BRIEF
Reproduce the data exactly and drop any pictures it holds.

+ + +

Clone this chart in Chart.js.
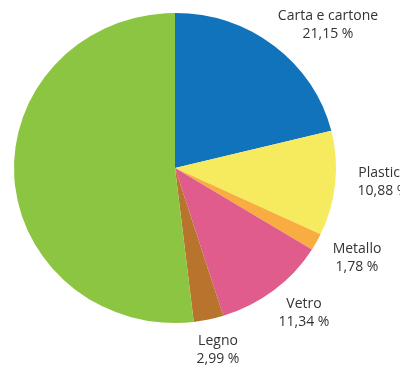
<!DOCTYPE html>
<html>
<head>
<meta charset="utf-8">
<script src="https://cdn.jsdelivr.net/npm/chart.js@4"></script>
<style>
  html, body { margin: 0; padding: 0; background: #fff; }
  #wrap { width: 409px; height: 367px; }
</style>
</head>
<body>
<div id="wrap"><canvas id="chart" width="409" height="367"></canvas></div>
<script>
const categories = ["Carta e cartone", "Plastica", "Metallo", "Vetro", "Legno", "Organico"];
const shares = [21.15, 10.88, 1.78, 11.34, 2.99, 51.86];
const shownLabels = ["21,15 %", "10,88 %", "1,78 %", "11,34 %", "2,99 %", null];

const colors = ["#1173bb", "#f6eb5f", "#f9ad40", "#df5c8c", "#b8742c", "#8cc541"];
// text anchor (centre x, first baseline y) per slice
const labelAnchors = [[328, 20], [383, 177], [357, 253], [304, 308], [218, 345], null];

const squash = 155 / 161;

const ellipsePlugin = {
  id: "ellipse",
  beforeDatasetsDraw(chart) {
    const ctx = chart.ctx;
    const arc = chart.getDatasetMeta(0).data[0];
    ctx.save();
    ctx.translate(arc.x, arc.y);
    ctx.scale(1, squash);
    ctx.translate(-arc.x, -arc.y);
  },
  afterDatasetsDraw(chart) {
    chart.ctx.restore();
  },
};

const labelPlugin = {
  id: "sliceLabels",
  afterDraw(chart) {
    const ctx = chart.ctx;
    ctx.save();
    ctx.beginPath();
    ctx.rect(0, 0, 400, 367);
    ctx.clip();
    ctx.fillStyle = "#333333";
    ctx.font = "14px 'Open Sans', sans-serif";
    ctx.textAlign = "center";
    ctx.textBaseline = "alphabetic";
    categories.forEach((name, i) => {
      const pos = labelAnchors[i];
      if (!pos || !shownLabels[i]) return;
      ctx.fillText(name, pos[0], pos[1]);
      ctx.fillText(shownLabels[i], pos[0], pos[1] + 18);
    });
    ctx.restore();
  },
};

new Chart(document.getElementById("chart").getContext("2d"), {
  type: "pie",
  data: {
    labels: categories,
    datasets: [
      {
        data: shares,
        backgroundColor: colors,
        borderWidth: 0,
      },
    ],
  },
  options: {
    responsive: false,
    animation: false,
    layout: { padding: { left: 14, right: 73, top: 7, bottom: 38 } },
    plugins: {
      legend: { display: false },
      tooltip: { enabled: false },
    },
  },
  plugins: [ellipsePlugin, labelPlugin],
});
</script>
</body>
</html>
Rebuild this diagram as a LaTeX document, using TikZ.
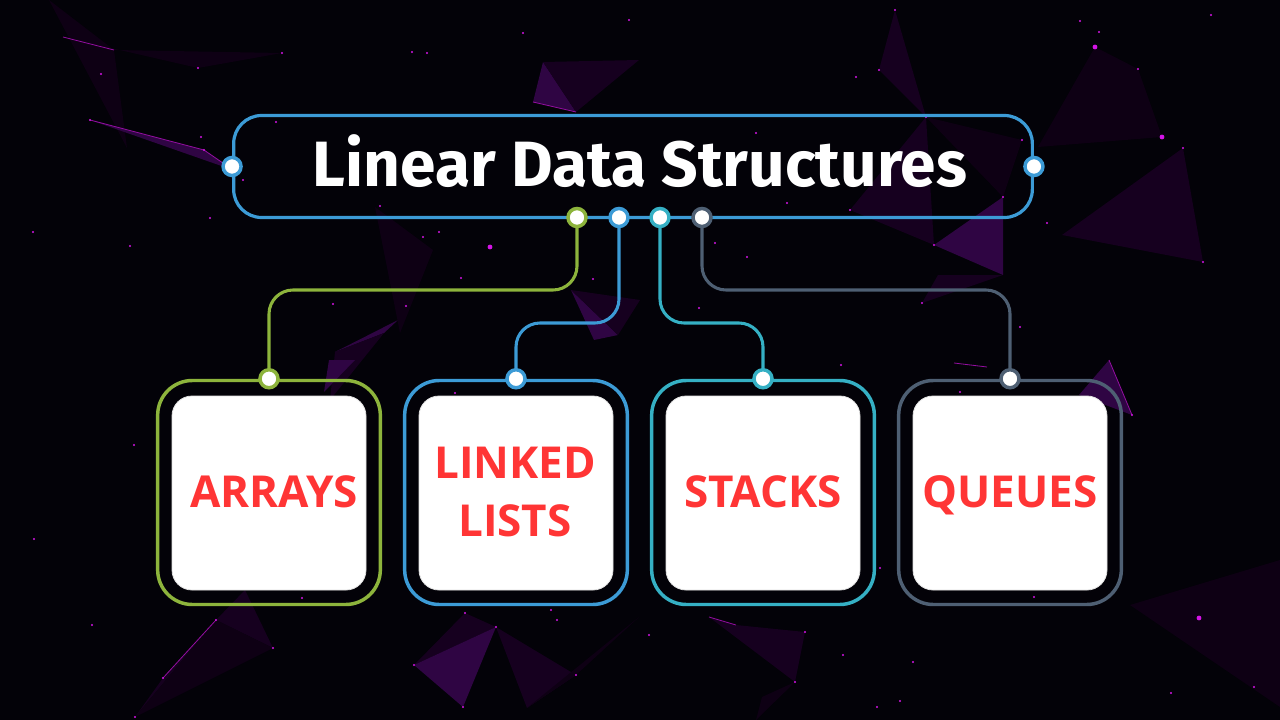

+ + +

TASK RESULT
Clone this chart in Chart.js.
<!DOCTYPE html>
<html>
<head>
<meta charset="utf-8">
<script src="https://cdn.jsdelivr.net/npm/chart.js@4"></script>
<style>
  html, body { margin: 0; padding: 0; background: #fff; }
  #wrap { width: 409px; height: 367px; }
</style>
</head>
<body>
<div id="wrap"><canvas id="chart" width="409" height="367"></canvas></div>
<script>
const categories = ["Carta e cartone", "Plastica", "Metallo", "Vetro", "Legno", "Organico"];
const shares = [21.15, 10.88, 1.78, 11.34, 2.99, 51.86];
const shownLabels = ["21,15 %", "10,88 %", "1,78 %", "11,34 %", "2,99 %", null];

const colors = ["#1173bb", "#f6eb5f", "#f9ad40", "#df5c8c", "#b8742c", "#8cc541"];
// text anchor (centre x, first baseline y) per slice
const labelAnchors = [[328, 20], [383, 177], [357, 253], [304, 308], [218, 345], null];

const squash = 155 / 161;

const ellipsePlugin = {
  id: "ellipse",
  beforeDatasetsDraw(chart) {
    const ctx = chart.ctx;
    const arc = chart.getDatasetMeta(0).data[0];
    ctx.save();
    ctx.translate(arc.x, arc.y);
    ctx.scale(1, squash);
    ctx.translate(-arc.x, -arc.y);
  },
  afterDatasetsDraw(chart) {
    chart.ctx.restore();
  },
};

const labelPlugin = {
  id: "sliceLabels",
  afterDraw(chart) {
    const ctx = chart.ctx;
    ctx.save();
    ctx.beginPath();
    ctx.rect(0, 0, 400, 367);
    ctx.clip();
    ctx.fillStyle = "#333333";
    ctx.font = "14px 'Open Sans', sans-serif";
    ctx.textAlign = "center";
    ctx.textBaseline = "alphabetic";
    categories.forEach((name, i) => {
      const pos = labelAnchors[i];
      if (!pos || !shownLabels[i]) return;
      ctx.fillText(name, pos[0], pos[1]);
      ctx.fillText(shownLabels[i], pos[0], pos[1] + 18);
    });
    ctx.restore();
  },
};

new Chart(document.getElementById("chart").getContext("2d"), {
  type: "pie",
  data: {
    labels: categories,
    datasets: [
      {
        data: shares,
        backgroundColor: colors,
        borderWidth: 0,
      },
    ],
  },
  options: {
    responsive: false,
    animation: false,
    layout: { padding: { left: 14, right: 73, top: 7, bottom: 38 } },
    plugins: {
      legend: { display: false },
      tooltip: { enabled: false },
    },
  },
  plugins: [ellipsePlugin, labelPlugin],
});
</script>
</body>
</html>
Rebuild this diagram as a LaTeX document, using TikZ.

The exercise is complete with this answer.